Planning on a new range in your kitchen is one of the most inspiring decisions you'll make during the design process. After all, you've thought about how you cook, you've measured the space, you've decided on electric, induction or gas flame, you've looked at knob colors or pinned that one-of-a-kind tile backsplash. Then, all of a sudden, you hit a fork in the road: slide-in or freestanding. What does it mean? Why is it even a thing? And why is there such a price difference?
In this article, we'll explain the difference between a slide-in and freestanding range and get you on your way to bright cooking days ahead.
What is a Freestanding Range?
You can easily identify a freestanding range by its oven controls mounted on the bulky backguard at its rear. These stoves look mostly outdated considering todays' visual standards. Their legacy install base as well as low price points make them a popular choice in 90% of US kitchens.
Freestanding stoves are exactly as described: freestanding as in unattached to any walls or cabinetry. Their sides are finished as they are unattached to cabinetry so they can be placed anywhere in the kitchen where there is a gas or electrical hookup. The “plug and play” nature makes installation easy. Also, this type of stove is the easiest to switch in future with another model as long as you match the width.
A freestanding range is available in a small selection of standard widths, which keeps manufacturing costs lower. The majority are 24 or 30-inches wide. It’s also possible to find 20-inch, and 36-inch widths (or even wider for custom versions).
What is a Slide-In Range?
From an aesthetic standpoint, we think slide-in ranges are the clear winner. Unlike freestanding ranges, slide-in ranges have no bulky backguard. The controls are located up front making access more convenient. This setup ensures you’ll never have to reach over a hot pan to adjust burner or oven temperature.
Slide-in ranges blend seamlessly with the countertop on either side since the lip of the range typically overlaps the countertop. The cooktop sits flush with the counter which creates a built-in look and displays your backsplash to maximum effect since there is no backguard on this type of range. One of the main benefits of this overlap is cleanability since food and spills can’t drip down the sides of the range.

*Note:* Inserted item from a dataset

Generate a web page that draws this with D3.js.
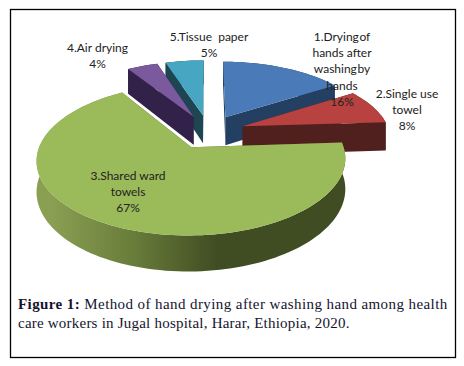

Finally, a slide-in range requires cabinets on either side since the side panels are not finished.
Which Type Is Right for Me?
The choice of a slide-in vs. a freestanding range depends on several factors. With an existing kitchen layout, the countertop and cabinet location may make the decision for you since you’re dealing with a fixed space.
In the case of a full kitchen remodel, decide early in the process on the location and size of the range. When all the options are open as they are with a full remodel, it may be advisable to go with a slide-in since it gives an upscale, built-in look as well as a more modern look vs. a freestanding range. Enhanced cleanability is another plus.
If choosing a slide-in range for a remodelled kitchen, make sure you give the dimensions to the contractor who will need them for cutting the countertop.
Going with a slide-in range will allow you to showcase a tile or custom backsplash of your choice too. Or, the slide-in could be used in a center island.
Freestanding ranges allow for the most flexible installation and the widest selection of styles as well as the most economical options. Within the spectrum of freestanding ranges, there is also a wide selection of choices such as enhanced features at the higher end.
If you are replacing an existing freestanding range and don’t want to do a major kitchen reno, your choice is simple. Your width is fixed, which will narrow your choices to features, cost and brand.
If you have a freestanding range and want to move up to a slide-in model, make sure that if there is a tile backsplash behind your existing range that it extends all the way to the countertop level. Otherwise you may be faced with a stretch of blank wall and be unable to match the tile.
If switching from a slide-in range to a freestanding one, you will generally have a length of countertop behind the range that must be removed or the freestanding range will not fit.
The Bottom Line
After you’ve made the decision between a freestanding or slide-in range, you’ll need to make decisions about durability, extra features, and perhaps size if you’re doing a full kitchen remodel. At the end of the day, it’s better to err on the side of more features and a higher style profile since a good range is used not only every day but could be the centerpiece of your kitchen.